But one terror struck all ranks, and Minorcans too: illness and epidemics that brought death. The following letter from a naval officer to Jolliffe Tufnell, of Langley near Chelmsford (preserved in the Bodleian Library at Oxford) vividly describes the prevailing conditions:

 
Sept. the 16th Old Style 
1740, at Sea

Dearest Brother,
  I shall now give you an account of what passes with us, as we have no other news in these parts.
  One of the most material is how narrowly we escaped the Plague at Mahon by a French settee from Algiers, where the Plague rages very fiercely. Coming into the harbour, Major de Maw, belonging to St Philip's, going abroad to buy some things, when he was alongside saw one man upon deck with his head muffled up. On enquiring, he had one of the plague glands on his throat. And the rest of the men being all sick of it, they were ordered to leave the Harbour immediately which they did.
In case the officer had not been in the produce boat himself, for a little money they would have admitted them.
A spotted fever [smallpox] has raged all over the fleet in a manner almost as bad, taking off twelve or thirteen men daily; so that Mr. Haddock's fleet has buried twelve hundred and upward.

Dear Brother, most affectionately yrs.

 George Tufnell


It was not without reason that British troops christened the King's Island in Port Mahon on which the military hospital was built 'Bloody Island'.

Dr George Cleghorn, MD, arrived in Minorca to tackle such problems in 1736, as surgeon to the 22nd Regiment of Foot. He was a brilliant physician, and during a tour of duty that lasted thirteen years distinguished himself as a clinician and research worker on Mediterranean diseases. He was born near Edinburgh in 1716, and at an early age showed a remarkable gift for the classics; his later medical treatises were written in Latin. At the age of fifteen he resolved to study physic and surgery, a fortunate choice as the Edinburgh Medical School was at that time, together with Leyden, unrivalled in Europe.
As was then the custom he was apprenticed to a doctor, the famous Alexander Monro, as his personal pupil. He lived in Monro's home, where he was joined a few years later by Dr James Fothergill, who guided him in the earlier part of his career. At the age of twenty, he was posted as surgeon to Minorca, under the command of General St Clair.
Whatever time could be spared from his official duties Cleghorn employed by investigating the nature of epidemic diseases as modified by climate, and in gratifying his passion for anatomy and dissection. In the meantime his good friend Dr Fothergill was indefatigable in searching the London shops for the books he wanted, and sending them to him as best he could.

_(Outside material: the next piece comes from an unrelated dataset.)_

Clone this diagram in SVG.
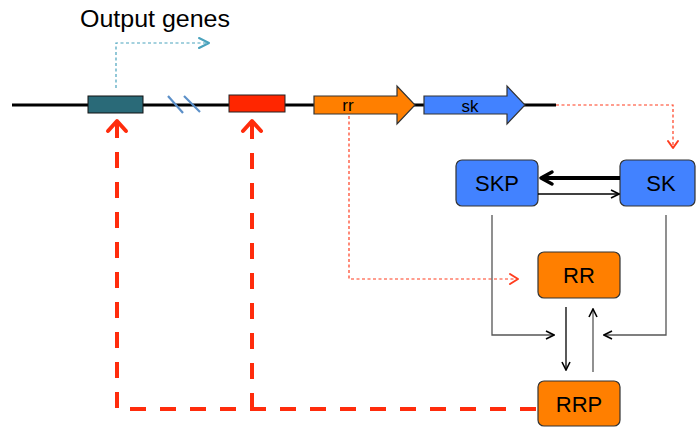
<svg xmlns="http://www.w3.org/2000/svg" width="696" height="427" viewBox="0 0 696 427">
<style>
text{font-family:"Liberation Sans",Arial,sans-serif;fill:#000}
.box{stroke:#333;stroke-width:1.2}
.blue{fill:#4282ff}
.orange{fill:#ff7f00}
.thin{stroke:#000;stroke-width:1.3;fill:none}
.gray{stroke:#555;stroke-width:1.3;fill:none}
.reddot{stroke:#ff3d1f;stroke-width:1.2;stroke-dasharray:3 2.5;fill:none}
.reddash{stroke:#ff2c0c;stroke-width:4;stroke-dasharray:16 14;fill:none}
.head{fill:none;stroke-linecap:round;stroke-linejoin:round}
</style>
<defs>
<marker id="open" viewBox="0 0 10 10" refX="9" refY="5" markerWidth="10" markerHeight="10" markerUnits="userSpaceOnUse" orient="auto">
<path d="M1,1 L9,5 L1,9" fill="none" stroke="#000" stroke-width="1.6"/>
</marker>
</defs>
<g id="dna">
<line x1="12" y1="105" x2="556" y2="105" stroke="#000" stroke-width="3"/>
<rect x="88" y="96" width="55" height="17" fill="#2a6a78" stroke="#111" stroke-width="1"/>
<line x1="168" y1="96" x2="183" y2="113" stroke="#5b8fc8" stroke-width="2.2"/>
<line x1="184" y1="96" x2="200" y2="112" stroke="#5b8fc8" stroke-width="2.2"/>
<rect x="229" y="95" width="56" height="17" fill="#ff2600" stroke="#222" stroke-width="1"/>
</g>
<g id="gene-rr">
<path d="M314,96 L397,96 L397,86 L415,105 L397,124 L397,114 L314,114 Z" class="box orange"/>
<text x="348" y="111" font-size="17" text-anchor="middle">rr</text>
</g>
<g id="gene-sk">
<path d="M424,96 L507,96 L507,86 L525,105 L507,124 L507,114 L424,114 Z" class="box blue"/>
<text x="470" y="112" font-size="17" text-anchor="middle">sk</text>
</g>
<g id="output">
<text x="80" y="27" font-size="24" font-family="Open Sans,Liberation Sans,sans-serif" textLength="150" lengthAdjust="spacingAndGlyphs">Output genes</text>
</g>
<g id="SKP">
<rect x="456" y="160" width="82" height="46" rx="6" class="box blue"/>
<text x="497" y="191" font-size="22" text-anchor="middle">SKP</text>
</g>
<g id="SK">
<rect x="620" y="160" width="75" height="46" rx="6" class="box blue"/>
<text x="661" y="191" font-size="22" text-anchor="middle">SK</text>
</g>
<g id="RR">
<rect x="538" y="252" width="82" height="46" rx="6" class="box orange"/>
<text x="579" y="283" font-size="22" text-anchor="middle">RR</text>
</g>
<g id="RRP">
<rect x="538" y="381" width="82" height="45" rx="6" class="box orange"/>
<text x="579" y="412" font-size="22" text-anchor="middle">RRP</text>
</g>
<g id="connectors">
<path d="M116,88 V43 H208" fill="none" stroke="#4aa3bd" stroke-width="1.2" stroke-dasharray="3 2.5"/>
<path d="M199,38 L209,43 L199,48" class="head" stroke="#4aa3bd" stroke-width="2"/>
<path d="M556,105 H673 V146" class="reddot"/>
<path d="M668,141 L673,148 L678,141" class="head" stroke="#ff3d1f" stroke-width="2"/>
<path d="M349,116 V279 H517" class="reddot"/>
<path d="M510,274 L518,279 L510,284" class="head" stroke="#ff3d1f" stroke-width="2"/>
<line x1="620" y1="178" x2="543" y2="178" stroke="#000" stroke-width="4"/>
<path d="M552,172 L541,178 L552,184" class="head" stroke="#000" stroke-width="3.5"/>
<line x1="538" y1="194" x2="619" y2="194" class="thin" marker-end="url(#open)"/>
<path d="M492,215 V335 H554" class="gray" marker-end="url(#open)"/>
<path d="M666,215 V335 H604" class="gray" marker-end="url(#open)"/>
<line x1="566" y1="307" x2="566" y2="370" class="thin" marker-end="url(#open)"/>
<line x1="593" y1="372" x2="593" y2="309" class="gray" marker-end="url(#open)"/>
<path d="M536,409 H117 V124" class="reddash"/>
<path d="M252,409 V124" class="reddash"/>
<path d="M108,131 L117,121 L126,131" class="head" stroke="#ff2c0c" stroke-width="4"/>
<path d="M243,131 L252,121 L261,131" class="head" stroke="#ff2c0c" stroke-width="4"/>
</g>
</svg>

The commonest diseases then prevalent were plague, cholera and smallpox, typhoid, pneumonia, malaria and gastro intestinal diseases. The even tenor of life and relaxed existence of British officers' families on the 'Summer Island' was often broken by serious illness and death.
Smallpox was brought from Constantinople by one of His Majesty's ships in 1745, and spread over the whole island. Cleghorn wrote: 'It carried off nearly all the children who survived the chin-cough [whooping cough?] and the summer fever.' There had been a previous epidemic in March 1742, with many deaths among both English children and soldiers, so that 'every house might be called a hospital'. The hot summer months were generally considered unhealthy for children, many dying from cholera and tertian fever (malaria).
Although the connection between malaria and the mosquito was then unknown, Cleghorn was already using cinchona bark (quinine) in the treatment of this fever, and mosquito nets were in regular use. 'Of all our Insects,' wrote Armstrong, 'this Musquita is the most troublesome, and if it were not for the Canopies of Gauze and Muslin with which our beds are constantly enclosed during the hot Months, it would be impossible to get a night's rest.'

Cleghorn sent the records of his research regularly to his friend Fothergill, but it was not until his return to England in 1749 that his colleague helped him put his notes together in English for publication in 1750 of his book Observations on the Epidemical Diseases in Minorca from I744 to I749. This went through four editions. In the latter part of his life he was Lecturer in Anatomy at the University of Dublin. His portrait shows him as a kindly, studious man.